__SOURCE DATA__
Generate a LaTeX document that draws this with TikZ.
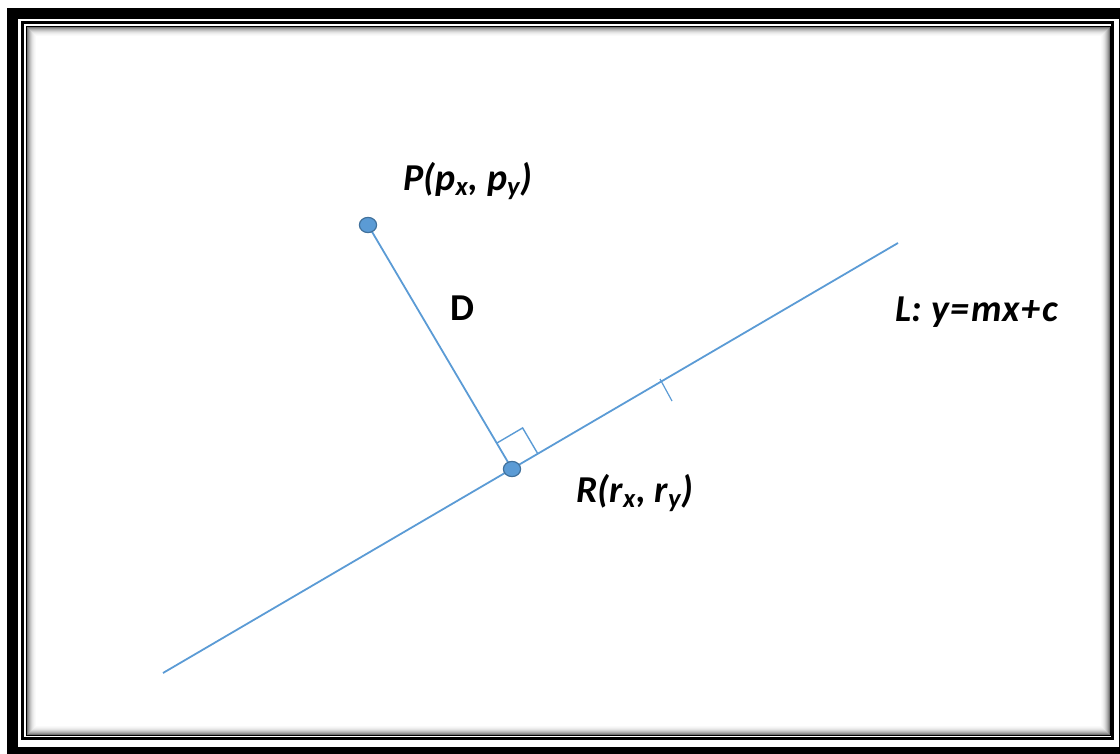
\documentclass[tikz,border=0pt]{standalone}
\usepackage{fontspec}
\setmainfont{Carlito}
\usetikzlibrary{positioning,calc,shapes.geometric}
\definecolor{lineblue}{RGB}{91,155,213}
\definecolor{dotedge}{RGB}{65,113,156}
\begin{document}
\begin{tikzpicture}[x=0.5pt,y=-0.5pt,every node/.style={inner sep=1pt,font=\fontsize{19}{22}\selectfont\bfseries\itshape}]
\tikzstyle{seg}=[draw=lineblue,line width=0.9pt]
\tikzstyle{dot}=[draw=dotedge,fill=lineblue,line width=0.6pt,ellipse,minimum width=8.6pt,minimum height=7.6pt,inner sep=0pt]
\useasboundingbox (0,0) rectangle (1120,754);
\clip (0,0) rectangle (1120,754);
% frame
\draw[line width=5.5pt] (12.5,13.5) rectangle (1124,752);
\draw[line width=1.6pt] (22.5,22.5) rectangle (1112.5,738.5);
\draw[line width=0.6pt] (26.5,26.5) rectangle (1110,735);
\foreach \i/\g in {1/55,2/42,3/32,4/24,5/17,6/11,7/7,8/4,9/2}
  \draw[black!\g,line width=0.5pt] (26.5+\i,26.5+\i) rectangle (1110-\i,735-\i);

\coordinate (P) at (368,225);
\coordinate (R) at (512,469);
\coordinate (l1) at (163,673);
\coordinate (l2) at (898,243);
\draw[seg] (l1) -- (l2);
\draw[seg] (P) -- (R);
\draw[seg,line width=0.7pt] ($(R)!0.106!(P)$) -- ($(R)!0.106!(P)+(25.9,-15.2)$) -- ($(R)!0.067!(l2)$);
\draw[seg,line width=0.6pt] (660,379) -- (672,401);

\node[dot] (pdot) at (P) {};
\node[dot] (rdot) at (R) {};

\node (plabel) at (468,181) {P(p\textsubscript{x}, p\textsubscript{y})};
\node[font=\fontsize{19}{22}\selectfont\bfseries] (dlabel) at (462,308) {D};
\node (rlabel) at (635,493) {R(r\textsubscript{x}, r\textsubscript{y})};
\node (llabel) at (977,312) {L: y\kern1pt=\kern1ptmx\kern1pt+\kern1ptc};
\end{tikzpicture}
\end{document}
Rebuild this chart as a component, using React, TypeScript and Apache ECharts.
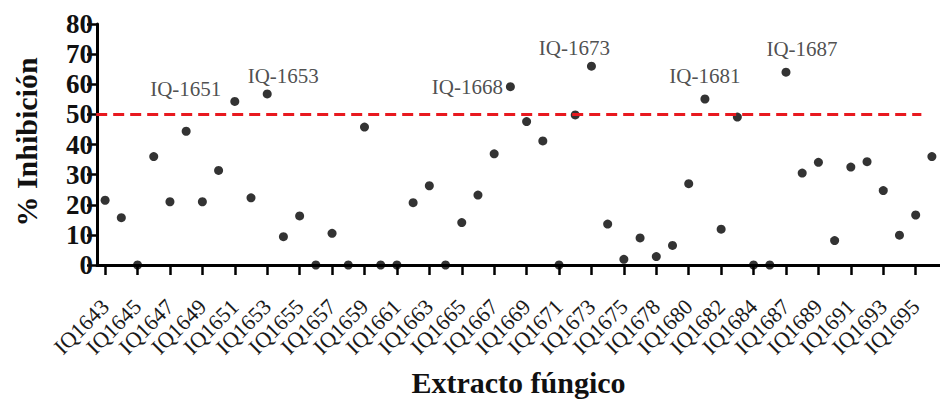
import React, { useEffect, useRef } from "react";
import * as echarts from "echarts";

const categories = [
  "IQ1643", "IQ1644", "IQ1645", "IQ1646", "IQ1647", "IQ1648", "IQ1649", "IQ1650",
  "IQ1651", "IQ1652", "IQ1653", "IQ1654", "IQ1655", "IQ1656", "IQ1657", "IQ1658",
  "IQ1659", "IQ1660", "IQ1661", "IQ1662", "IQ1663", "IQ1664", "IQ1665", "IQ1666",
  "IQ1667", "IQ1668", "IQ1669", "IQ1670", "IQ1671", "IQ1672", "IQ1673", "IQ1674",
  "IQ1675", "IQ1676", "IQ1678", "IQ1679", "IQ1680", "IQ1681", "IQ1682", "IQ1683",
  "IQ1684", "IQ1685", "IQ1687", "IQ1688", "IQ1689", "IQ1690", "IQ1691", "IQ1692",
  "IQ1693", "IQ1694", "IQ1695", "IQ1696",
];

const inhibition = [
  21.5, 15.7, 0, 36.0, 21.0, 44.4, 21.0, 31.4,
  54.3, 22.3, 56.8, 9.4, 16.3, 0, 10.5, 0,
  45.8, 0, 0, 20.7, 26.3, 0, 14.1, 23.2,
  36.9, 59.2, 47.6, 41.2, 0, 49.8, 66.0, 13.6,
  1.9, 9.0, 2.8, 6.5, 27.0, 55.1, 11.9, 49.1,
  0, 0, 64.0, 30.5, 34.1, 8.1, 32.5, 34.3,
  24.7, 9.9, 16.6, 36.0,
];

const yTicks = { min: 0, max: 80, interval: 10 };
const threshold = 50;

const annotated = ["IQ1651", "IQ1653", "IQ1668", "IQ1673", "IQ1681", "IQ1687"];

const annotationPlacement: Record<string, any> = {
  IQ1651: { position: "left", distance: 9, offset: [0, -12] },
  IQ1653: { position: "top", distance: 3, offset: [16, 0] },
  IQ1668: { position: "left", distance: 3, offset: [0, 0] },
  IQ1673: { position: "top", distance: 3, offset: [-17, 0] },
  IQ1681: { position: "top", distance: 8, offset: [0, 0] },
  IQ1687: { position: "top", distance: 8, offset: [16, 0] },
};

const SERIF = "Liberation Serif";

export default function App() {
  const ref = useRef<HTMLDivElement>(null);

  useEffect(() => {
    if (!ref.current) return;
    const chart = echarts.init(ref.current, null, { renderer: "svg" });

    const data = categories.map((c, i) => {
      const item: any = { value: [c, inhibition[i]] };
      if (annotated.includes(c)) {
        const p = annotationPlacement[c];
        item.label = {
          show: true,
          formatter: c.replace("IQ", "IQ-"),
          position: p.position,
          distance: p.distance,
          offset: p.offset,
          fontFamily: SERIF,
          fontSize: 21,
          color: "#222",
        };
      }
      return item;
    });

    chart.setOption({
      animation: false,
      backgroundColor: "#ffffff",
      grid: { left: 97, right: -4, top: 24, bottom: 134, containLabel: false },
      xAxis: {
        type: "category",
        data: categories,
        boundaryGap: true,
        name: "Extracto fúngico",
        nameLocation: "middle",
        nameGap: 102,
        nameTextStyle: { fontFamily: SERIF, fontWeight: "bold", fontSize: 30, color: "#111" },
        axisLine: { lineStyle: { color: "#000", width: 3 } },
        axisTick: { show: true, interval: 1, alignWithLabel: true, length: 10, lineStyle: { color: "#000", width: 2.5 } },
        axisLabel: {
          interval: 1,
          rotate: 45,
          margin: 38,
          fontFamily: SERIF,
          fontSize: 22,
          color: "#1a1a1a",
        },
        splitLine: { show: false },
      },
      yAxis: {
        type: "value",
        min: yTicks.min,
        max: yTicks.max,
        interval: yTicks.interval,
        name: "% Inhibición",
        nameLocation: "middle",
        nameGap: 56,
        nameRotate: 90,
        nameTextStyle: { fontFamily: SERIF, fontWeight: "bold", fontSize: 30, color: "#111", padding: [0, 0, 0, 5] },
        axisLine: { show: true, lineStyle: { color: "#000", width: 3 } },
        axisTick: { show: true, length: 10, lineStyle: { color: "#000", width: 2.5 } },
        axisLabel: {
          margin: 4,
          fontFamily: SERIF,
          fontWeight: "bold",
          fontSize: 27,
          color: "#111",
          showMinLabel: true,
          showMaxLabel: true,
          hideOverlap: false,
        },
        splitLine: { show: false },
      },
      series: [
        {
          type: "scatter",
          data,
          symbol: "circle",
          symbolSize: 9,
          itemStyle: { color: "#000" },
          clip: false,
        },
      ],
    });

    const y50 = chart.convertToPixel({ yAxisIndex: 0 }, threshold) as number;
    const xFirst = chart.convertToPixel({ xAxisIndex: 0 }, categories[0]) as number;
    const xLast = chart.convertToPixel({ xAxisIndex: 0 }, categories[categories.length - 2]) as number;
    const halfBand = (chart.convertToPixel({ xAxisIndex: 0 }, categories[1]) as number) - xFirst;

    chart.setOption({
      series: [
        {
          markLine: {
            silent: true,
            symbol: ["none", "none"],
            label: { show: false },
            lineStyle: { color: "#e8191f", width: 3, type: [11, 6] },
            data: [[{ x: xFirst - halfBand * 0.55, y: y50 }, { x: xLast + halfBand * 0.35, y: y50 }]],
          },
        },
      ],
    });

    return () => chart.dispose();
  }, []);

  return (
    <div
      ref={ref}
      style={{ position: "fixed", left: 0, top: 0, width: 940, height: 402, background: "#fff" }}
    />
  );
}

__THE TASK__
Reproduce, word for word, every line from the start of the records down to and including the line with "import * as"; skip the pictures.

__OUTPUT FOR THIS TASK__
Generate a LaTeX document that draws this with TikZ.
\documentclass[tikz,border=0pt]{standalone}
\usepackage{fontspec}
\setmainfont{Carlito}
\usetikzlibrary{positioning,calc,shapes.geometric}
\definecolor{lineblue}{RGB}{91,155,213}
\definecolor{dotedge}{RGB}{65,113,156}
\begin{document}
\begin{tikzpicture}[x=0.5pt,y=-0.5pt,every node/.style={inner sep=1pt,font=\fontsize{19}{22}\selectfont\bfseries\itshape}]
\tikzstyle{seg}=[draw=lineblue,line width=0.9pt]
\tikzstyle{dot}=[draw=dotedge,fill=lineblue,line width=0.6pt,ellipse,minimum width=8.6pt,minimum height=7.6pt,inner sep=0pt]
\useasboundingbox (0,0) rectangle (1120,754);
\clip (0,0) rectangle (1120,754);
% frame
\draw[line width=5.5pt] (12.5,13.5) rectangle (1124,752);
\draw[line width=1.6pt] (22.5,22.5) rectangle (1112.5,738.5);
\draw[line width=0.6pt] (26.5,26.5) rectangle (1110,735);
\foreach \i/\g in {1/55,2/42,3/32,4/24,5/17,6/11,7/7,8/4,9/2}
  \draw[black!\g,line width=0.5pt] (26.5+\i,26.5+\i) rectangle (1110-\i,735-\i);

\coordinate (P) at (368,225);
\coordinate (R) at (512,469);
\coordinate (l1) at (163,673);
\coordinate (l2) at (898,243);
\draw[seg] (l1) -- (l2);
\draw[seg] (P) -- (R);
\draw[seg,line width=0.7pt] ($(R)!0.106!(P)$) -- ($(R)!0.106!(P)+(25.9,-15.2)$) -- ($(R)!0.067!(l2)$);
\draw[seg,line width=0.6pt] (660,379) -- (672,401);

\node[dot] (pdot) at (P) {};
\node[dot] (rdot) at (R) {};

\node (plabel) at (468,181) {P(p\textsubscript{x}, p\textsubscript{y})};
\node[font=\fontsize{19}{22}\selectfont\bfseries] (dlabel) at (462,308) {D};
\node (rlabel) at (635,493) {R(r\textsubscript{x}, r\textsubscript{y})};
\node (llabel) at (977,312) {L: y\kern1pt=\kern1ptmx\kern1pt+\kern1ptc};
\end{tikzpicture}
\end{document}
Rebuild this chart as a component, using React, TypeScript and Apache ECharts.
import React, { useEffect, useRef } from "react";
import * as echarts from "echarts";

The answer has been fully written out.